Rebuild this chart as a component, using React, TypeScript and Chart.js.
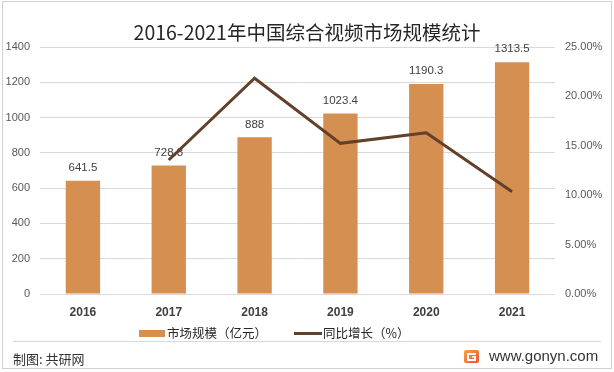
import React, { useEffect, useRef } from "react";
import { Chart, registerables } from "chart.js";

Chart.register(...registerables);

const title = "2016-2021年中国综合视频市场规模统计";
const categories = ["2016", "2017", "2018", "2019", "2020", "2021"];
const marketSize = [641.5, 728.8, 888, 1023.4, 1190.3, 1313.5];
const growthRate = [null, 13.56, 21.84, 15.25, 16.31, 10.35];
const seriesNames = ["市场规模（亿元）", "同比增长（%）"];
const leftAxis = { min: 0, max: 1400, step: 200 };
const rightAxis = { min: 0, max: 25, step: 5 };
const sourceText = "制图: 共研网";
const siteText = "www.gonyn.com";

const BAR_COLOR = "#D48F51";
const LINE_COLOR = "#62402A";
const CJK = '"Noto Sans CJK SC", "Liberation Sans", sans-serif';
const LATIN = '"Liberation Sans", Arial, sans-serif';

export default function App() {
  const ref = useRef<HTMLCanvasElement | null>(null);

  useEffect(() => {
    if (!ref.current) return;

    const titlePlugin = {
      id: "titleDraw",
      afterDraw(chart: any) {
        const ctx = chart.ctx;
        ctx.save();
        ctx.font = `19.5px ${CJK}`;
        ctx.fillStyle = "#262626";
        ctx.textAlign = "center";
        ctx.textBaseline = "middle";
        ctx.fillText(title, 307, 33);
        ctx.restore();
      },
    };

    const barLabels = {
      id: "barLabels",
      afterDatasetDraw(chart: any, args: any) {
        if (args.index !== 0) return;
        const ctx = chart.ctx;
        const meta = chart.getDatasetMeta(0);
        ctx.save();
        ctx.font = `11.5px ${LATIN}`;
        ctx.fillStyle = "#404040";
        ctx.textAlign = "center";
        ctx.textBaseline = "middle";
        meta.data.forEach((bar: any, i: number) => {
          ctx.fillText(String(marketSize[i]), bar.x, bar.y - 13);
        });
        ctx.restore();
      },
    };

    const legendPlugin = {
      id: "legendDraw",
      afterDraw(chart: any) {
        const ctx = chart.ctx;
        ctx.save();
        const y = 333.5;
        ctx.fillStyle = BAR_COLOR;
        ctx.fillRect(139, y - 3.5, 26, 7);
        ctx.font = `12.5px ${CJK}`;
        ctx.fillStyle = "#262626";
        ctx.textAlign = "left";
        ctx.textBaseline = "middle";
        ctx.fillText(seriesNames[0], 167, y);
        ctx.strokeStyle = LINE_COLOR;
        ctx.lineWidth = 3;
        ctx.beginPath();
        ctx.moveTo(294, y);
        ctx.lineTo(322, y);
        ctx.stroke();
        ctx.fillText(seriesNames[1], 323, y);
        ctx.restore();
      },
    };

    const chart = new Chart(ref.current, {
      type: "bar",
      data: {
        labels: categories,
        datasets: [
          {
            type: "bar",
            label: seriesNames[0],
            data: marketSize,
            backgroundColor: BAR_COLOR,
            yAxisID: "y",
            order: 2,
            barPercentage: 0.4,
            categoryPercentage: 1,
          } as any,
          {
            type: "line",
            label: seriesNames[1],
            data: growthRate,
            borderColor: LINE_COLOR,
            backgroundColor: LINE_COLOR,
            borderWidth: 3,
            pointRadius: 0,
            tension: 0,
            yAxisID: "y1",
            order: 1,
          } as any,
        ],
      },
      options: {
        responsive: false,
        animation: false,
        layout: { padding: { top: 47, bottom: 53, left: 0, right: 0 } },
        plugins: {
          legend: { display: false },
          title: { display: false },
          tooltip: { enabled: false },
        },
        scales: {
          x: {
            grid: { display: false, drawTicks: false, tickLength: 0 },
            border: { display: false },
            ticks: {
              color: "#404040",
              font: { family: LATIN, size: 12, weight: "bold" },
              padding: 11,
              maxRotation: 0,
            },
            afterFit(scale: any) {
              scale.height = 25;
            },
          },
          y: {
            position: "left",
            min: leftAxis.min,
            max: leftAxis.max,
            ticks: {
              stepSize: leftAxis.step,
              color: "#595959",
              font: { family: LATIN, size: 11 },
              padding: 10,
              callback: (v: any) => String(v),
            },
            grid: { color: "#D9D9D9", drawTicks: false },
            border: { display: false },
            afterFit(scale: any) {
              scale.width = 40;
            },
          },
          y1: {
            position: "right",
            min: rightAxis.min,
            max: rightAxis.max,
            ticks: {
              stepSize: rightAxis.step,
              color: "#595959",
              font: { family: LATIN, size: 11 },
              padding: 10,
              callback: (v: any) => Number(v).toFixed(2) + "%",
            },
            grid: { display: false, drawTicks: false },
            border: { display: false },
            afterFit(scale: any) {
              scale.width = 59;
            },
          },
        },
      } as any,
      plugins: [barLabels, titlePlugin, legendPlugin],
    });

    return () => chart.destroy();
  }, []);

  return (
    <div
      style={{
        position: "fixed",
        left: 0,
        top: 0,
        width: 614,
        height: 372,
        background: "#fff",
        overflow: "hidden",
      }}
    >
      <canvas ref={ref} width={614} height={372} style={{ position: "absolute", left: 0, top: 0 }} />
      <div
        style={{
          position: "absolute",
          left: 2,
          top: 1,
          width: 608,
          height: 366,
          border: "1px solid #D0D0D0",
          pointerEvents: "none",
        }}
      />
      <div style={{ position: "absolute", left: 13, top: 341, width: 588, height: 1, background: "#D9D9D9" }} />
      <div
        style={{
          position: "absolute",
          left: 13,
          top: 350,
          fontFamily: CJK,
          fontSize: 13,
          lineHeight: "18px",
          color: "#333",
          whiteSpace: "nowrap",
        }}
      >
        {sourceText}
      </div>
      <svg style={{ position: "absolute", left: 464, top: 350 }} width="15" height="13" viewBox="0 0 15 13">
        <defs>
          <linearGradient id="lg" x1="0" y1="0" x2="1" y2="1">
            <stop offset="0" stopColor="#F7A24A" />
            <stop offset="1" stopColor="#E8542C" />
          </linearGradient>
        </defs>
        <rect x="0" y="0" width="15" height="13" rx="2" fill="url(#lg)" />
        <path d="M3 3 H12 V5 H5 V9 H10 V7.5 H8 V6 H12 V11 H3 Z" fill="#fff" />
      </svg>
      <div
        style={{
          position: "absolute",
          left: 489,
          top: 347,
          fontFamily: LATIN,
          fontSize: 15,
          lineHeight: "18px",
          color: "#333",
          whiteSpace: "nowrap",
        }}
      >
        {siteText}
      </div>
    </div>
  );
}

───

Quote, exactly and only, the lines from the first line of the data above through the line containing "Chart.register(...registerables);". The pictures do not belong in it.

Rebuild this chart as a component, using React, TypeScript and Chart.js.
import React, { useEffect, useRef } from "react";
import { Chart, registerables } from "chart.js";

Chart.register(...registerables);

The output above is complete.